What is required
Transcribe every entry word for word, but skip the images.

● ● ● ●

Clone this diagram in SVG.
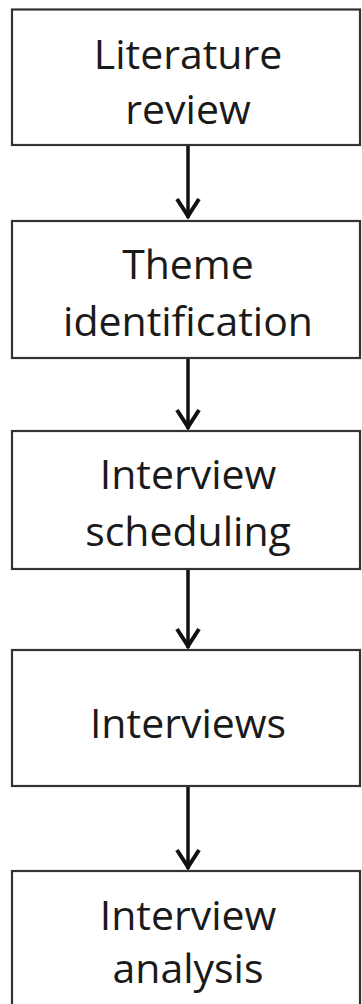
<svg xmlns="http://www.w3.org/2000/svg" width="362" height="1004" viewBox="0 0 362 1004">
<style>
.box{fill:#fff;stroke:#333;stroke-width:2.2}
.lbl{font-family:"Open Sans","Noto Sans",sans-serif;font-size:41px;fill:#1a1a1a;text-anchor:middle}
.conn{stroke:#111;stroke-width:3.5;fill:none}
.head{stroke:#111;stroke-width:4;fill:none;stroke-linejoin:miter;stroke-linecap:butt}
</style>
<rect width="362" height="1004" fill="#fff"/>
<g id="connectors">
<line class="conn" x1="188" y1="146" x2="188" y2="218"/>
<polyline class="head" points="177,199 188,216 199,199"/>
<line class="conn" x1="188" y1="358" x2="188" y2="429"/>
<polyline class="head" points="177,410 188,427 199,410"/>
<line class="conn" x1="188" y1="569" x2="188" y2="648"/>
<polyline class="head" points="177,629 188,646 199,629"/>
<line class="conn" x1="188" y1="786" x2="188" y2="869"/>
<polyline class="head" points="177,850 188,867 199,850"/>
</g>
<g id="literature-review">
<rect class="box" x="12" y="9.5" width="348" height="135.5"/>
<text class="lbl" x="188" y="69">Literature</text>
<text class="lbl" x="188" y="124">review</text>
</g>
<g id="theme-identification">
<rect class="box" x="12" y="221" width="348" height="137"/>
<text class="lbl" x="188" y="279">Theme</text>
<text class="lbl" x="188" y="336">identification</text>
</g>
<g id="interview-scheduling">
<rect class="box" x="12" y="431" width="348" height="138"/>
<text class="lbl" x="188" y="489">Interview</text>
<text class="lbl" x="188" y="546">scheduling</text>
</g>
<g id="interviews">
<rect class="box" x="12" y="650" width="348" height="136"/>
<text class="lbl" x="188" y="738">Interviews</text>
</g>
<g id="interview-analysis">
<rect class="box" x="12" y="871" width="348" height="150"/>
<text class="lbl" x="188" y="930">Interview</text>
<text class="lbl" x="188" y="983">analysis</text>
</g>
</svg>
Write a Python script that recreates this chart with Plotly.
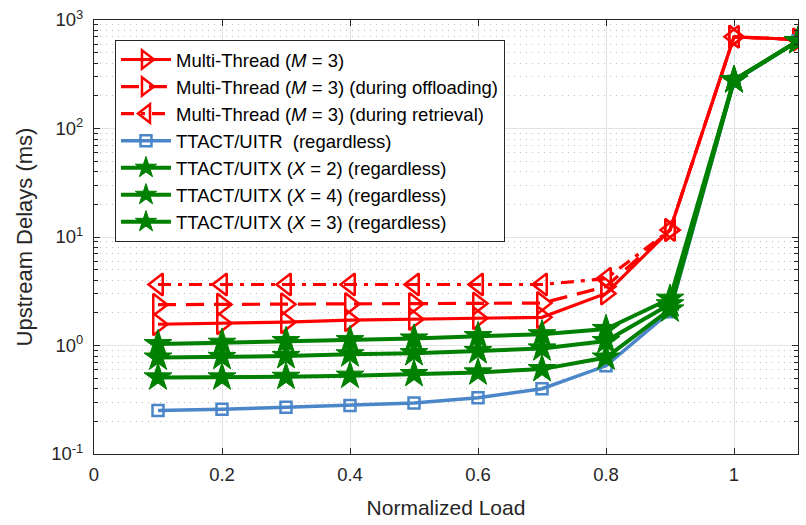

● ● ● ●

Written solution
Clone this diagram in SVG.
<svg xmlns="http://www.w3.org/2000/svg" width="362" height="1004" viewBox="0 0 362 1004">
<style>
.box{fill:#fff;stroke:#333;stroke-width:2.2}
.lbl{font-family:"Open Sans","Noto Sans",sans-serif;font-size:41px;fill:#1a1a1a;text-anchor:middle}
.conn{stroke:#111;stroke-width:3.5;fill:none}
.head{stroke:#111;stroke-width:4;fill:none;stroke-linejoin:miter;stroke-linecap:butt}
</style>
<rect width="362" height="1004" fill="#fff"/>
<g id="connectors">
<line class="conn" x1="188" y1="146" x2="188" y2="218"/>
<polyline class="head" points="177,199 188,216 199,199"/>
<line class="conn" x1="188" y1="358" x2="188" y2="429"/>
<polyline class="head" points="177,410 188,427 199,410"/>
<line class="conn" x1="188" y1="569" x2="188" y2="648"/>
<polyline class="head" points="177,629 188,646 199,629"/>
<line class="conn" x1="188" y1="786" x2="188" y2="869"/>
<polyline class="head" points="177,850 188,867 199,850"/>
</g>
<g id="literature-review">
<rect class="box" x="12" y="9.5" width="348" height="135.5"/>
<text class="lbl" x="188" y="69">Literature</text>
<text class="lbl" x="188" y="124">review</text>
</g>
<g id="theme-identification">
<rect class="box" x="12" y="221" width="348" height="137"/>
<text class="lbl" x="188" y="279">Theme</text>
<text class="lbl" x="188" y="336">identification</text>
</g>
<g id="interview-scheduling">
<rect class="box" x="12" y="431" width="348" height="138"/>
<text class="lbl" x="188" y="489">Interview</text>
<text class="lbl" x="188" y="546">scheduling</text>
</g>
<g id="interviews">
<rect class="box" x="12" y="650" width="348" height="136"/>
<text class="lbl" x="188" y="738">Interviews</text>
</g>
<g id="interview-analysis">
<rect class="box" x="12" y="871" width="348" height="150"/>
<text class="lbl" x="188" y="930">Interview</text>
<text class="lbl" x="188" y="983">analysis</text>
</g>
</svg>
Write a Python script that recreates this chart with Plotly.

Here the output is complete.